Problem
MessageCache::load uses the WANObjectCache (Memcached for WMF) via MessageCache::saveToCaches() to save several different cache keys (the hash, the check key, and key:message blob) on a per-language bases. There is $wgMaxMsgCacheEntrySize to prevent the value from becoming too large, but that only focuses on large messages within the blob, not on the total blob size. Even with gzip, we have blobs approaching 800KB (metawiki,en). Although most hits should come from APC anyway, if the blob ends up too big (larger than the 1MB memc limit, thus un-settable), then edits to MW: pages would cause various problems.
Disaster scenario
As of writing, this problem mainly affects Meta-Wiki. The other two consumers of MediaWiki namespace pages for content that is not "interface message overrides" (site scripts, and gadgets), are important to think about, but are minor in comparison to the years of building up CentralNotice banners, variations, and translations.
The below is what would happen if the 1MB size were to be exceeded.

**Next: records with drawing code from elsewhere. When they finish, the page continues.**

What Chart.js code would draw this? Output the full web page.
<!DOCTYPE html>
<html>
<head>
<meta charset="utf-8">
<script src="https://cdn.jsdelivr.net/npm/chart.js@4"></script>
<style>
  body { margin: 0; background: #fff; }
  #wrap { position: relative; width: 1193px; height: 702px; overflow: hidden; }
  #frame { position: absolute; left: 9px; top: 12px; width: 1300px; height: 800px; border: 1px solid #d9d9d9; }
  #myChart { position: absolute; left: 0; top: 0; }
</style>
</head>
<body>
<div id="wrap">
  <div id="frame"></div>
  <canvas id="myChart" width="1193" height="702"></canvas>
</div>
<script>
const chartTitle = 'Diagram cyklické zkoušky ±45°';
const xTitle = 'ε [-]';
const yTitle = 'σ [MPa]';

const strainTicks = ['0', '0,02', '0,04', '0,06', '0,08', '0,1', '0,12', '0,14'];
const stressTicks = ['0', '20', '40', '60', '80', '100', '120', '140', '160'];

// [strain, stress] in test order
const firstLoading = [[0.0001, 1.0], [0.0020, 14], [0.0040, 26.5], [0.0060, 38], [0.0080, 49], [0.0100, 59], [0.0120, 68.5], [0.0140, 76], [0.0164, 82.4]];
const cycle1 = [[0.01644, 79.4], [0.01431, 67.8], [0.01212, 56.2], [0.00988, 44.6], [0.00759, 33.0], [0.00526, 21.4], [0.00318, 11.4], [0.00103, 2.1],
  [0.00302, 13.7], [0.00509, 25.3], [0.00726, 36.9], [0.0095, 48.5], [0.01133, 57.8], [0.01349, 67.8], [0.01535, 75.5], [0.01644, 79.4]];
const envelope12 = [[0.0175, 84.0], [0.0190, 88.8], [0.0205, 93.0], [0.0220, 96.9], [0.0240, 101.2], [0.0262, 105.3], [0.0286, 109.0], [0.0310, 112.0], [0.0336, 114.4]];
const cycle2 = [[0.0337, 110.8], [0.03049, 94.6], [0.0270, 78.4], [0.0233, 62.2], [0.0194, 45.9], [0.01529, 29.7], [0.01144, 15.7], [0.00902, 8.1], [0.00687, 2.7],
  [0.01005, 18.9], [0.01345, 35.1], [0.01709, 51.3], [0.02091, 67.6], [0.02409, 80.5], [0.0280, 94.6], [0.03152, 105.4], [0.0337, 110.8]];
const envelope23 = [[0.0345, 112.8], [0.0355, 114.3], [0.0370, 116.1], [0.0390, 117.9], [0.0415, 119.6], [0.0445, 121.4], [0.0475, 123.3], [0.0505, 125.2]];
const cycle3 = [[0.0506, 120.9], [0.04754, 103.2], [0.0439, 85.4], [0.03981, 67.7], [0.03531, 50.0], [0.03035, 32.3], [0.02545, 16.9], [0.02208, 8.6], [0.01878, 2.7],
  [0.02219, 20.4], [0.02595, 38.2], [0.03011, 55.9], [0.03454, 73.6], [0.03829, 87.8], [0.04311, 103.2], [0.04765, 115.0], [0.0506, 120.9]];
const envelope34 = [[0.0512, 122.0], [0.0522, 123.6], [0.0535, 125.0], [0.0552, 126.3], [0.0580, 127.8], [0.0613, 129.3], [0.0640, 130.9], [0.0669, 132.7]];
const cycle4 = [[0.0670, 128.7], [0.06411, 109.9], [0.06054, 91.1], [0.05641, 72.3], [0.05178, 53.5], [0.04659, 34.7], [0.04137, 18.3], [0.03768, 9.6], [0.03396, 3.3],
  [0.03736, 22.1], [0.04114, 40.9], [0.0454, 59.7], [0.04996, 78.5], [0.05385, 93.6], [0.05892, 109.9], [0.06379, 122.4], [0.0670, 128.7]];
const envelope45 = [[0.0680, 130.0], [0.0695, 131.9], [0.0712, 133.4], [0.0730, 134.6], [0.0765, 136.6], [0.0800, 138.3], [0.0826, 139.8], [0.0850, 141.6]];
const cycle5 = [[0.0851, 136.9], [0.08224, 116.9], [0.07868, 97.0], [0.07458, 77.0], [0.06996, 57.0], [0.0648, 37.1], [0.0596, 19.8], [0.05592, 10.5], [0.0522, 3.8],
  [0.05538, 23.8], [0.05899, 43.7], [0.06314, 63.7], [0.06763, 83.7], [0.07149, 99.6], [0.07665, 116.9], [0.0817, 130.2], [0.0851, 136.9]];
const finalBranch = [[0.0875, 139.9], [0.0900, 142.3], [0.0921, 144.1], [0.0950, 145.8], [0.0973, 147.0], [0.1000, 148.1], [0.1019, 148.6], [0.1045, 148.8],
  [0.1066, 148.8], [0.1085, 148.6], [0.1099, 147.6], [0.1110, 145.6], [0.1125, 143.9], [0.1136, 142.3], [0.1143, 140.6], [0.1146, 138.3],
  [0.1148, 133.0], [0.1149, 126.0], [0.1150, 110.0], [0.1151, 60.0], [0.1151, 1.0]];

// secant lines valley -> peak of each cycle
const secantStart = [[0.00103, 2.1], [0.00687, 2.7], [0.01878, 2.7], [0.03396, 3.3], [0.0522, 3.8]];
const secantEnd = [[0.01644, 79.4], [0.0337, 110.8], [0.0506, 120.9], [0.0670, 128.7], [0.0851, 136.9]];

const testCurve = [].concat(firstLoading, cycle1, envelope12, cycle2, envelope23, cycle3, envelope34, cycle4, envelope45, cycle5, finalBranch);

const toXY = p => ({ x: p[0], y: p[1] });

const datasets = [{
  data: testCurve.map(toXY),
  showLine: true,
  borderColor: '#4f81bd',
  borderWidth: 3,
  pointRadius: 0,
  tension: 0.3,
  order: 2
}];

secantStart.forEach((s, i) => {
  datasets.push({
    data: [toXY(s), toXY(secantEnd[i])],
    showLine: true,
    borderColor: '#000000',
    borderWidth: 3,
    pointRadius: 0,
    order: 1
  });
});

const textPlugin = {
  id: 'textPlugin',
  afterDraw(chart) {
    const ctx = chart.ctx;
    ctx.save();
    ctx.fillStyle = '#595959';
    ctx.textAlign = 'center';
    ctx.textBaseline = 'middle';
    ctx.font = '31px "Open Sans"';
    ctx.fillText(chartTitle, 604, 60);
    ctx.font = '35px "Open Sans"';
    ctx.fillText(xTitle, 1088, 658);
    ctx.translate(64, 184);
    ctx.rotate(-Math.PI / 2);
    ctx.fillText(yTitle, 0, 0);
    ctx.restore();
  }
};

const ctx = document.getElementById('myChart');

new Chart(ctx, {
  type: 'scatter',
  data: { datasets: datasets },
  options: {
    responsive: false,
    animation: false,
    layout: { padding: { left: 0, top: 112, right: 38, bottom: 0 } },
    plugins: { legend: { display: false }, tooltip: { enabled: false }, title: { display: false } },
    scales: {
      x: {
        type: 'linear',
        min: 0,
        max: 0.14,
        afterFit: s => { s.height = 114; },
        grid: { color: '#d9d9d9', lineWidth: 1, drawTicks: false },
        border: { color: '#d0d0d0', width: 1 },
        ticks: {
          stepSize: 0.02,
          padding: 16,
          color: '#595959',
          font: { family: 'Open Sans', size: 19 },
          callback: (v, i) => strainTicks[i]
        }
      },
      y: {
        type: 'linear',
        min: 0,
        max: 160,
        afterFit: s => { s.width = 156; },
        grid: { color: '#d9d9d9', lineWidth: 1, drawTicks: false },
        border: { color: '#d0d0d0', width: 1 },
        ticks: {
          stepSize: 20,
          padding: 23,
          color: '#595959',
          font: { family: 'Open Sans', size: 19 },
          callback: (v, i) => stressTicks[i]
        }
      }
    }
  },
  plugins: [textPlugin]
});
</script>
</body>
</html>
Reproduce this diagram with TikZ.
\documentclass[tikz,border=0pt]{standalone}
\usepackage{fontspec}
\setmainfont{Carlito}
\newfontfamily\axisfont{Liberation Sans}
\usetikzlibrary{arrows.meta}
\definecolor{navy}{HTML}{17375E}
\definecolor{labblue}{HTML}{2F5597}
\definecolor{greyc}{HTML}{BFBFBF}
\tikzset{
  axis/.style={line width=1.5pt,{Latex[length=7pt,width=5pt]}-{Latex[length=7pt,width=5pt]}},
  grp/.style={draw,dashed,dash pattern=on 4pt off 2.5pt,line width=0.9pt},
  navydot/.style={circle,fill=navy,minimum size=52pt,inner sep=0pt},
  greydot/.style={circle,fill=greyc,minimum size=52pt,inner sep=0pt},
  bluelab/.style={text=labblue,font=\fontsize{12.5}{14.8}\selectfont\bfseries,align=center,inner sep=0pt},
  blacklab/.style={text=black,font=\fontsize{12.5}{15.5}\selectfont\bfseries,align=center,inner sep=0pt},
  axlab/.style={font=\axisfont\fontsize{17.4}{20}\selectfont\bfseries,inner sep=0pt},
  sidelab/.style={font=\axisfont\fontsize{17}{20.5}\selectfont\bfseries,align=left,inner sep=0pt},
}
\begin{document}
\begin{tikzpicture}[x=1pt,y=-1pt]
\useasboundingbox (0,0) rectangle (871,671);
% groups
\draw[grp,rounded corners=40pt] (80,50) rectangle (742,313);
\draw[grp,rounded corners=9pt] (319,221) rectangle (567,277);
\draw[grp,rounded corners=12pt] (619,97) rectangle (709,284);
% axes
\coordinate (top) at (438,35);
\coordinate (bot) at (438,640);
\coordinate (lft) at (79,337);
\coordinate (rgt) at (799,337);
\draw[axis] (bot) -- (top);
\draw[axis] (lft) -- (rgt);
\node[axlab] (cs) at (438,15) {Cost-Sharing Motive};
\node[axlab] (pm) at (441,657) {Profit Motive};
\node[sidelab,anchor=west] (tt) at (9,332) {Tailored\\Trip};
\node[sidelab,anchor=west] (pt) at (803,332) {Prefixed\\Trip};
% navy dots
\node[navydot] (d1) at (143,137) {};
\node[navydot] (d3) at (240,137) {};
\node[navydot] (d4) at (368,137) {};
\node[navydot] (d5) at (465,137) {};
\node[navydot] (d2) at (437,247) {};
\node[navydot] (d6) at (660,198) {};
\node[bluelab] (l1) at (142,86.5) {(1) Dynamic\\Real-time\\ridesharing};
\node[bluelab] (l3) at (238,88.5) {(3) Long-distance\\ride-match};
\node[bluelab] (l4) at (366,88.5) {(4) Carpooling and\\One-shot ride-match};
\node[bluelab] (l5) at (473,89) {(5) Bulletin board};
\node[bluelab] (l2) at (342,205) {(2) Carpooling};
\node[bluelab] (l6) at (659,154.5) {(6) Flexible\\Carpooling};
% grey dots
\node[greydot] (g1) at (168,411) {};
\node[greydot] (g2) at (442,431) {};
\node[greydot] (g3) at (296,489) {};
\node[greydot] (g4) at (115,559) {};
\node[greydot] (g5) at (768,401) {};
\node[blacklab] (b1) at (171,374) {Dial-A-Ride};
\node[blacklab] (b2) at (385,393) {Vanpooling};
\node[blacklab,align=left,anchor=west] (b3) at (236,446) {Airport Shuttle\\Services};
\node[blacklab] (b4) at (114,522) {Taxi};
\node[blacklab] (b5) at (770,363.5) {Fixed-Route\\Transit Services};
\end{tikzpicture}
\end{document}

- All servers will block on a global lock to de-duplicate regeneration effort for a value only storeable locally in APC. They will log 'global cache is presumed expired' around purge time and 'global cache is empty afterwards. Blocking on getReentrantScopedLock() will be a waste unless that thread was from the server in question itself. If not, there will be another iteration in the loop, which will either block again or reach loadFromDB(). In the former case, $failedAttempts is spent and the $staleValue (from APC) is used.
- If there is no APC value at all (not just expired), then the would some slow requests doing regeneration as well as many more request failing to load anything for the MessageCache instance, logged as 'waited for other thread to complete'. This is due to the stampede protection from the non-blocking getReentrantScopedLock() call (combined with global key failure).
Solutions
- Automatic shrink: It might be useful to check the whole size of the message name/text map and if it's too big, then some items (largest first) would use the individual key logic.
- Limit to localisation overrides: It also is worth considering whether a message key appearing in the title of a MW:page is defined in i18n code and overridden, or, if the message is arbitrary, or if it the name is dynamic and used by some extension (e.g. messages with a magic prefix). Those could perhaps be cached differently, always or at least when combination blob can't fit everything.
- Reduce time to rebuild blob: It would also be nice of unchanged keys could avoid all of the ExternalStore fetch logic by having page_latest in the cache (or integer version of page_touched).